Influence of fiber failure on fatigue hysteresis loops of ceramic matrix composites

Abstract

An analytical methodology has been developed to investigate the influence of fiber failure on fatigue hysteresis loops of ceramic matrix composites in this article. During fatigue loading, matrix cracking, interface debonding and fiber failure occur upon first loading to the fatigue maximum stress. Matrix cracking space and interface debonding length are obtained by matrix statistical cracking model and fracture mechanics interface debonding criterion. Based on the assumption of global load-sharing criterion for the load distribution between the unbroken and broken fibers, an approach to determine fiber failure probability during fatigue loading for the degradation of interface shear stress and fiber strength is developed in this analysis.

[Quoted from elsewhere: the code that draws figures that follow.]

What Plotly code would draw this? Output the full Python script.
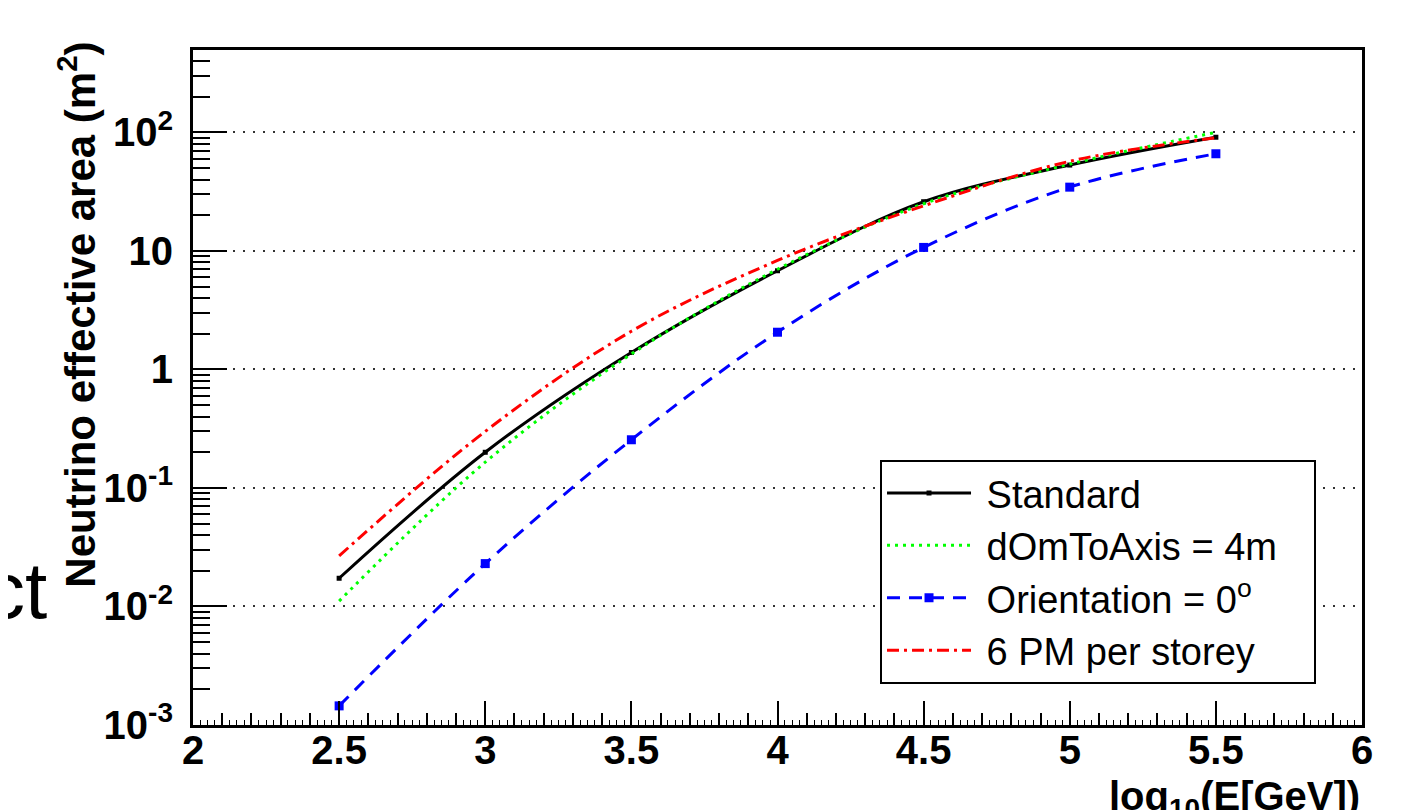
import plotly.graph_objects as go

# Data
log_energy = [2.5, 3.0, 3.5, 4.0, 4.5, 5.0, 5.5]
standard = [0.0173, 0.20, 1.39, 6.8, 26.0, 53.0, 91.0]
dom_to_axis = [0.0111, 0.165, 1.35, 7.0, 25.0, 54.0, 100.0]
orientation0 = [0.00145, 0.023, 0.255, 2.06, 10.7, 34.5, 66.0]
six_pm = [0.0267, 0.30, 2.1, 8.3, 24.0, 57.0, 90.0]

NB = "\u00a0"
series_names = [NB + "Standard",
                NB + "dOmToAxis = 4m" + NB * 3,
                NB + "Orientation = 0<sup>o</sup>",
                NB + "6 PM per storey"]

ytick_vals = [1e-3, 1e-2, 1e-1, 1, 10, 100]
ytick_text = ["10<sup>-3</sup>", "10<sup>-2</sup>", "10<sup>-1</sup>", "1", "10", "10<sup>2</sup>"]

FONT = "Liberation Sans, Arial, Helvetica, sans-serif"

fig = go.Figure()

fig.add_trace(go.Scatter(
    x=log_energy, y=standard, name=series_names[0], mode="lines+markers",
    line=dict(color="#000000", width=3, shape="spline"),
    marker=dict(symbol="square", size=5, color="#000000"),
))
fig.add_trace(go.Scatter(
    x=log_energy, y=dom_to_axis, name=series_names[1], mode="lines",
    line=dict(color="#00ff00", width=3, dash="3px,5px", shape="spline"),
))
fig.add_trace(go.Scatter(
    x=log_energy, y=orientation0, name=series_names[2], mode="lines+markers",
    line=dict(color="#0000ff", width=3, dash="13px,9px", shape="spline"),
    marker=dict(symbol="square", size=9, color="#0000ff"),
))
fig.add_trace(go.Scatter(
    x=log_energy, y=six_pm, name=series_names[3], mode="lines",
    line=dict(color="#ff0000", width=3, dash="12px,5px,3px,5px", shape="spline"),
))
# empty trace to bind the finest-tick overlay axis
fig.add_trace(go.Scatter(x=[], y=[], xaxis="x2", showlegend=False, hoverinfo="skip"))

minor_y = [k * 10 ** n for n in range(-3, 3) for k in range(2, 10)]

fig.update_layout(
    width=1416, height=810,
    template="none",
    paper_bgcolor="white", plot_bgcolor="white",
    margin=dict(l=185, r=62, t=42, b=93, autoexpand=False),
    font=dict(family=FONT, color="black"),
    xaxis=dict(
        range=[2, 6], dtick=0.5, tick0=2,
        showgrid=False, zeroline=False, automargin=False,
        showline=True, linecolor="black", linewidth=3, mirror=True,
        ticks="inside", ticklen=24, tickwidth=2, tickcolor="black",
        ticklabelstandoff=-12,
        tickfont=dict(size=40, family=FONT, weight="bold"),
        minor=dict(dtick=0.1, ticks="inside", ticklen=12, tickwidth=1.5, tickcolor="black", showgrid=False),
    ),
    xaxis2=dict(
        range=[2, 6], overlaying="x", anchor="y", side="bottom",
        dtick=0.025, tick0=2, ticks="inside", ticklen=5, tickwidth=1.2, tickcolor="black",
        showticklabels=False, showgrid=False, zeroline=False, showline=False,
    ),
    yaxis=dict(
        type="log", range=[-3, 2.695],
        tickmode="array", tickvals=ytick_vals, ticktext=ytick_text,
        showgrid=True, gridcolor="#333333", gridwidth=2, griddash="2px,8px",
        zeroline=False, automargin=False,
        showline=True, linecolor="black", linewidth=3, mirror=True,
        ticks="inside", ticklen=34, tickwidth=2, tickcolor="black",
        ticklabelstandoff=9,
        tickfont=dict(size=40, family=FONT, weight="bold"),
        minor=dict(tickmode="array", tickvals=minor_y, ticks="inside", ticklen=17,
                   tickwidth=1.5, tickcolor="black", showgrid=False),
    ),
    legend=dict(
        x=0.5877, y=0.393, xanchor="left", yanchor="top",
        bgcolor="white", bordercolor="black", borderwidth=2,
        font=dict(size=38, family=FONT, color="black"),
        itemwidth=84, tracegroupgap=0,
    ),
    showlegend=True,
)

fig.add_annotation(
    text="Neutrino effective area (m<sup>2</sup>)", textangle=-90,
    xref="paper", yref="paper", x=-0.0994, y=1.015, xanchor="center", yanchor="top",
    showarrow=False, font=dict(size=42, family=FONT, weight="bold", color="black"),
)
fig.add_annotation(
    text="log<sub>10</sub>(E[GeV])",
    xref="paper", yref="paper", x=1.0, y=-0.07, xanchor="right", yanchor="top",
    showarrow=False, font=dict(size=40, family=FONT, weight="bold", color="black"),
)
fig.add_annotation(
    text="ct",
    xref="paper", yref="paper", x=-0.1232, y=0.20, xanchor="right", yanchor="middle",
    showarrow=False, font=dict(size=80, family=FONT, weight="normal", color="black"),
)

fig.write_html("out.html")
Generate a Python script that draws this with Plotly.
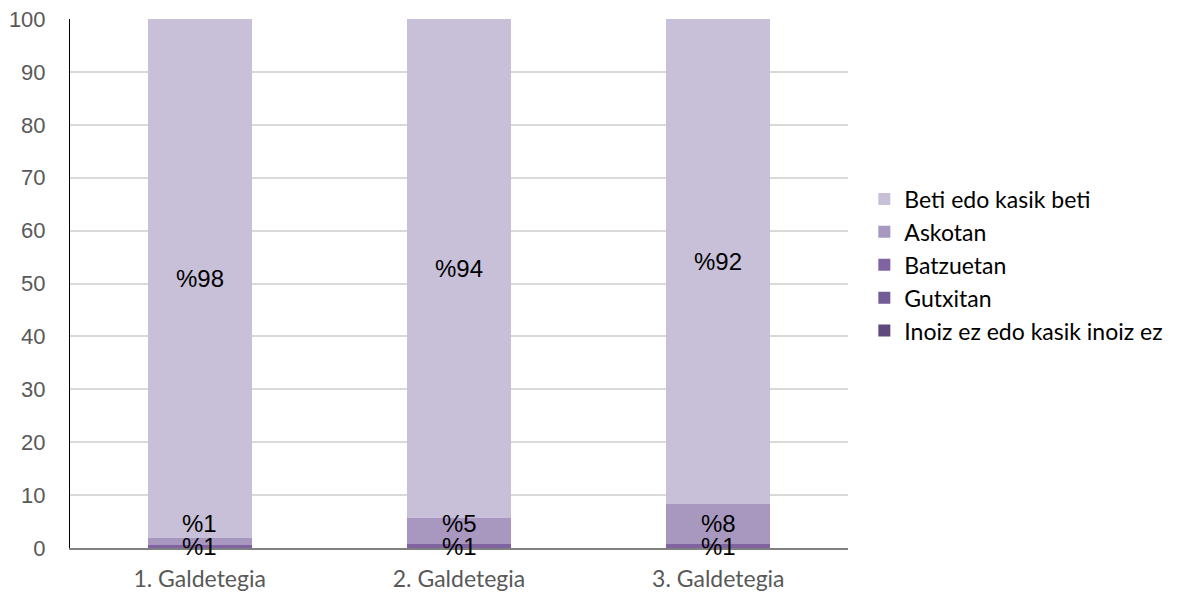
import plotly.graph_objects as go

categories = ["1. Galdetegia", "2. Galdetegia", "3. Galdetegia"]
series_names = ["Inoiz ez edo kasik inoiz ez", "Gutxitan", "Batzuetan", "Askotan", "Beti edo kasik beti"]
inoiz = [0.0, 0.0, 0.0]
gutxitan = [0.0, 0.0, 0.0]
batzuetan = [0.6, 0.7, 0.7]
askotan = [1.2, 4.9, 7.6]
beti = [98.2, 94.4, 91.7]
colors = ["#5f4a7e", "#735b96", "#8064a2", "#a898c0", "#c8c0d8"]
y_ticks = [0, 10, 20, 30, 40, 50, 60, 70, 80, 90, 100]

series = [inoiz, gutxitan, batzuetan, askotan, beti]

fig = go.Figure()
for name, vals, col in zip(series_names, series, colors):
    fig.add_trace(go.Bar(x=categories, y=vals, name=name, marker=dict(color=col, line=dict(width=0)),
                         width=0.4))

# labels
ann = []
for i, c in enumerate(categories):
    base = 0.0
    for j, vals in enumerate(series):
        v = vals[i]
        if v > 0:
            center = base + v / 2
            if j == 3:
                center = max(center, base + 4.0)
            ann.append(dict(x=c, y=center, text="%" + str(int(round(v))), showarrow=False,
                            font=dict(family="Liberation Sans, Arial", size=24, color="#000000"),
                            yanchor="middle", xanchor="center"))
        base += v

fig.update_layout(
    barmode="stack",
    width=1180, height=596,
    paper_bgcolor="white", plot_bgcolor="white",
    margin=dict(l=70, r=332, t=19, b=48),
    annotations=ann,
    showlegend=True,
    legend=dict(x=1.021, y=0.535, xanchor="left", yanchor="middle", traceorder="reversed",
                font=dict(family="Lato, Open Sans, sans-serif", size=23, color="#000000"),
                itemwidth=30, tracegroupgap=0),
    bargap=0.6,
)
fig.update_xaxes(showline=True, linecolor="#808080", linewidth=1.5, ticks="", automargin=False,
                 tickfont=dict(family="Lato, Open Sans, sans-serif", size=23, color="#595959"),
                 ticklabelstandoff=10)
fig.update_yaxes(range=[0, 100], tickvals=y_ticks, showgrid=True, gridcolor="#d9d9d9", gridwidth=2,
                 showline=True, linecolor="#000000", linewidth=1, zeroline=False, automargin=False,
                 tickfont=dict(family="Liberation Sans, Arial", size=22, color="#595959"), ticklen=0,
                 ticks="", ticklabelstandoff=19)

fig.write_html("out.html", config={"displayModeBar": False},
               post_script="document.body.style.margin='0';document.body.style.overflow='hidden';")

Upon unloading and subsequent reloading, stress—strain hysteresis loops develop as fiber sliding relative to matrix in the interface debonded region. The unloading interface counter slip length and reloading new slip length are obtained by the fracture mechanics interface debonding criterion. The effects of characteristic fiber strength, fiber Weibull modulus, and fatigue maximum stress on fiber failure during fatigue loading, and then on the shape, location, and area of the fatigue hysteresis loops are investigated. The fatigue hysteresis loops of three different ceramic composites corresponding to different cycles are predicted and agree well with the experimental data.